Clear geographical and ideological divisions were starkly revealed in Canada following Monday’s general election that left Prime Minister Justin Trudeau’s Liberal Party shut out from representation in two western provinces and facing a resurgent nationalist faction in the eastern French-speaking province of Quebec, report agencies.
‘Canadians woke up this morning to a more divided country,’ Conservative Party leader Andrew Scheer told reporters at a Tuesday news conference in Regina, the capital city of the western province of Saskatchewan where he was re-elected to a seat in Parliament.
‘The separatist Bloc Quebecois is back on the rise - and Alberta and Saskatchewan have completely rejected Trudeau’s policies,’ said Scheer.
The Bloc, a nationalist party established in 1991 to advocate for the province’s separation from Canada, won 32 of the 78 federal ridings in Quebec, replacing the left-of-center New Democrat Party as the third party in the House of Commons.
Trudeau’s Liberal 157-seat minority government will have 35 members of Parliament from Quebec, including Trudeau, so it won’t necessarily need the Bloc’s 32-member parliamentary caucus on side to pass legislation.
However, the Quebec-only party more than tripled its results from the 2015 Canadian election, when it only won 10 seats, and its strong showing on Monday likely helped contribute to the Liberals’ loss of a second majority government.
And like his late father and former Liberal prime minister Pierre Trudeau, who had to deal with Quebec’s first pro-separatist government during his time in office, Justin Trudeau will have the nationalist Bloc pushing the agenda of a province the federal Liberals cannot afford to alienate at a time their numbers in western Canada have diminished.
The Liberals lost all their seats in Alberta and Saskatchewan, including two held by cabinet ministers. Trudeau acknowledged the absence of representation there in his victory speech on Monday in which he told residents of both provinces that they are ‘an essential part of our great country.’
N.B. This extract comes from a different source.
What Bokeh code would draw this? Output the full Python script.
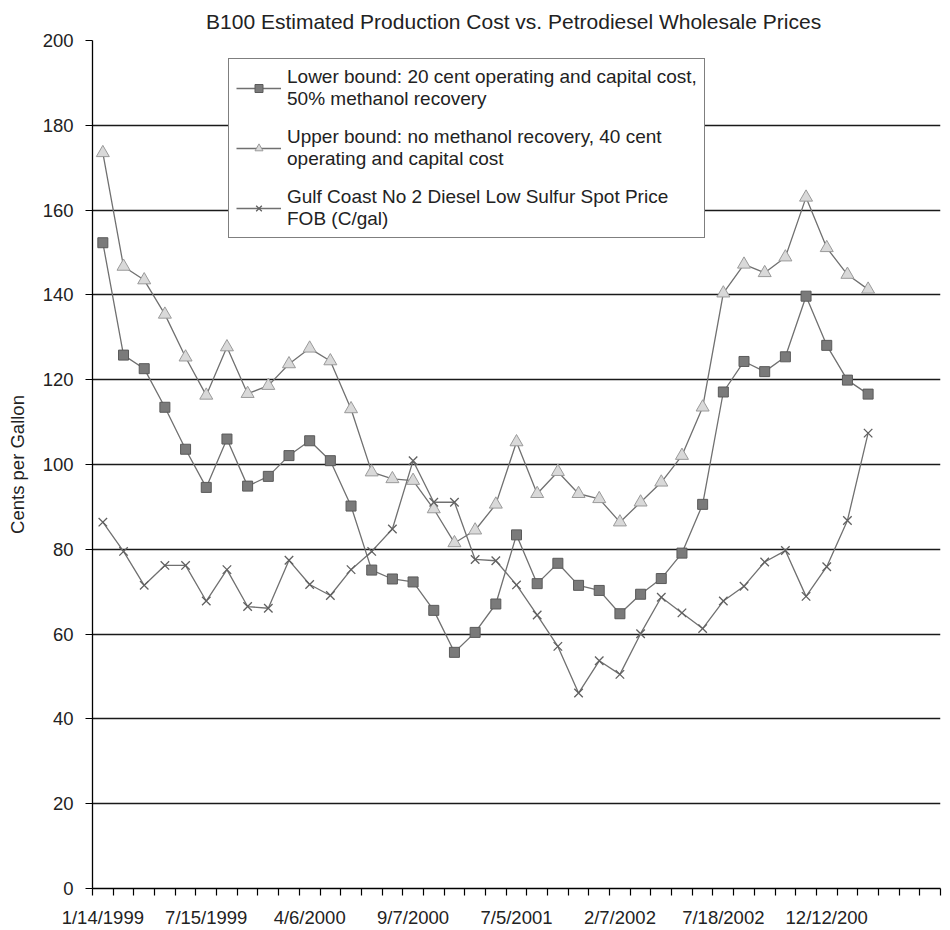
from bokeh.plotting import figure
from bokeh.models import Range1d, FixedTicker, Legend, LegendItem
from bokeh.embed import file_html
from bokeh.resources import INLINE

# ---- data ----
tick_dates = ["1/14/1999", "7/15/1999", "4/6/2000", "9/7/2000",
              "7/5/2001", "2/7/2002", "7/18/2002", "12/12/200"]
tick_positions = [0, 5, 10, 15, 20, 25, 30, 35]
n_categories = 41

lower_bound = [152.3, 125.8, 122.6, 113.5, 103.6, 94.6, 106.0, 94.9, 97.2, 102.1,
               105.6, 100.9, 90.2, 75.1, 73.0, 72.3, 65.6, 55.7, 60.4, 67.1,
               83.4, 71.9, 76.7, 71.5, 70.3, 64.8, 69.4, 73.1, 79.1, 90.6,
               117.1, 124.3, 121.9, 125.4, 139.7, 128.1, 119.9, 116.6]
upper_bound = [173.5, 146.7, 143.5, 135.4, 125.3, 116.3, 127.7, 116.7, 118.6, 123.7,
               127.4, 124.4, 113.1, 98.2, 96.6, 96.2, 89.5, 81.5, 84.5, 90.6,
               105.3, 93.1, 98.3, 93.1, 91.9, 86.4, 91.1, 95.8, 102.1, 113.5,
               140.4, 147.2, 145.2, 148.9, 163.0, 151.1, 144.8, 141.3]
gulf_coast = [86.4, 79.5, 71.5, 76.2, 76.2, 67.8, 75.2, 66.5, 66.1, 77.4,
              71.7, 69.1, 75.2, 79.5, 84.8, 100.9, 91.1, 91.1, 77.6, 77.3,
              71.6, 64.5, 57.1, 46.1, 53.7, 50.5, 60.1, 68.7, 65.0, 61.3,
              67.8, 71.3, 77.0, 79.7, 68.9, 75.9, 86.8, 107.4]
x_idx = list(range(len(lower_bound)))

label_lower = "Lower bound: 20 cent operating and capital cost,\n50% methanol recovery"
label_upper = "Upper bound: no methanol recovery, 40 cent\noperating and capital cost"
label_gulf = "Gulf Coast No 2 Diesel Low Sulfur Spot Price\nFOB (C/gal)"

FONT = "Liberation Sans"
TXT = "#222222"

p = figure(width=942, height=930, output_backend="svg", toolbar_location=None,
           x_range=Range1d(-0.5, n_categories - 0.5), y_range=Range1d(0, 200),
           min_border_left=92, min_border_right=2, min_border_top=40,
           min_border_bottom=42, title="B100 Estimated Production Cost  vs. Petrodiesel Wholesale Prices")
p.outline_line_color = None
p.background_fill_color = "white"
p.border_fill_color = "white"

p.title.align = "center"
p.title.text_font = FONT
p.title.text_font_size = "21px"
p.title.text_font_style = "normal"
p.title.text_color = TXT
p.title.standoff = 15

# x axis
p.xaxis.ticker = FixedTicker(ticks=tick_positions,
                             minor_ticks=[i - 0.5 for i in range(n_categories + 1)])
p.xaxis.major_label_overrides = {t: s for t, s in zip(tick_positions, tick_dates)}
p.xaxis.major_tick_out = 0
p.xaxis.major_tick_in = 0
p.xaxis.minor_tick_out = 7
p.xaxis.minor_tick_in = 0
p.xaxis.minor_tick_line_color = "black"
p.xaxis.minor_tick_line_width = 1.2
p.xaxis.axis_line_color = "black"
p.xaxis.axis_line_width = 1.3
p.xaxis.major_label_standoff = 11
p.xaxis.major_label_text_font = FONT
p.xaxis.major_label_text_font_size = "18.5px"
p.xaxis.major_label_text_color = TXT
p.xgrid.visible = False

# y axis
p.yaxis.ticker = FixedTicker(ticks=list(range(0, 201, 20)))
p.yaxis.major_tick_out = 7
p.yaxis.major_tick_in = 0
p.yaxis.minor_tick_out = 0
p.yaxis.minor_tick_in = 0
p.yaxis.major_tick_line_color = "black"
p.yaxis.major_tick_line_width = 1.2
p.yaxis.axis_line_color = "black"
p.yaxis.axis_line_width = 1.3
p.yaxis.major_label_standoff = 12
p.yaxis.major_label_text_font = FONT
p.yaxis.major_label_text_font_size = "18.5px"
p.yaxis.major_label_text_color = TXT
p.yaxis.axis_label = "Cents per Gallon"
p.yaxis.axis_label_text_font = FONT
p.yaxis.axis_label_text_font_size = "18.5px"
p.yaxis.axis_label_text_font_style = "normal"
p.yaxis.axis_label_text_color = TXT
p.yaxis.axis_label_standoff = 12
p.ygrid.grid_line_color = "#1a1a1a"
p.ygrid.grid_line_width = 1.3

LINE = "#707070"
l1 = p.line(x_idx, lower_bound, line_color=LINE, line_width=1.3)
s1 = p.scatter(x_idx, lower_bound, marker="square", size=10,
               fill_color="#7a7a7a", line_color="#5a5a5a", line_width=1)
l2 = p.line(x_idx, upper_bound, line_color=LINE, line_width=1.3)
s2 = p.scatter(x_idx, upper_bound, marker="triangle", size=13,
               fill_color="#d9d9d9", line_color="#9a9a9a", line_width=1)
l3 = p.line(x_idx, gulf_coast, line_color=LINE, line_width=1.3)
s3 = p.scatter(x_idx, gulf_coast, marker="x", size=12,
               line_color="#606060", line_width=1.3)

legend = Legend(items=[LegendItem(label=label_lower, renderers=[l1, s1]),
                       LegendItem(label=label_upper, renderers=[l2, s2]),
                       LegendItem(label=label_gulf, renderers=[l3, s3])],
                location=(136, 650))
legend.border_line_color = "black"
legend.border_line_width = 1.3
legend.background_fill_color = "white"
legend.background_fill_alpha = 1.0
legend.label_text_font = FONT
legend.label_text_font_size = "19px"
legend.label_text_color = TXT
legend.label_text_line_height = 1.15
legend.glyph_width = 45
legend.label_standoff = 6
legend.padding = 7
legend.spacing = 16
legend.margin = 0
p.add_layout(legend, "center")

open("out.html", "w").write(file_html(p, INLINE))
‘I’ve heard your frustration, and I want to be there to support you,’ the prime minister said.
Trouble is the separatist woes Trudeau is spared in Quebec now confront him in oil-rich Alberta province, where a once-simmering ‘Wexit movement’, a western Canadian version of Brexit, was ignited following the Liberals’ minority win in this week’s election.
The VoteWexit.com Facebook group’s membership was over 205,000 as of Wednesday, a more than 10,000-member increase over the past 30 days, and Trudeau is a target of the online anger.
Yet while humbled by a reduced parliamentary seat-count, the Liberals have not had the question of leadership raised since the election as it has with the Conservatives, who won 121 seats and more votes (nearly 6.2 million) than any other political party, including the Liberals, who received some 5.9 million ballots.
But in this year’s election, the Conservatives failed to win more seats than the Liberals in Canada’s two most populous provinces of Ontario and Quebec, where Scheer’s social conservatism is broadly less popular than Trudeau’s progressive agenda.
Expectations were high that 40-year-old Scheer would exploit the Liberals’ past-year scandals involving Canadian construction giant SNC-Lavalin and images that surfaced of Trudeau in blackface.
In an online Ipsos poll for Global News taken on election day in which 9,437 voters were asked their views of what each of the four main Canadian political leaders should do if their parties fail to form a majority government, 63 percent thought that Scheer should resign.
When asked Tuesday whether he would remain as leader, Scheer said he would be ‘staying on’ to head the Conservatives as the ‘strongest’ official opposition, by seat-count, in Canadian history.
Yet, if more than half of members favor a leadership race, Scheer, a former and the youngest-ever speaker of the House of Commons, could face another contest.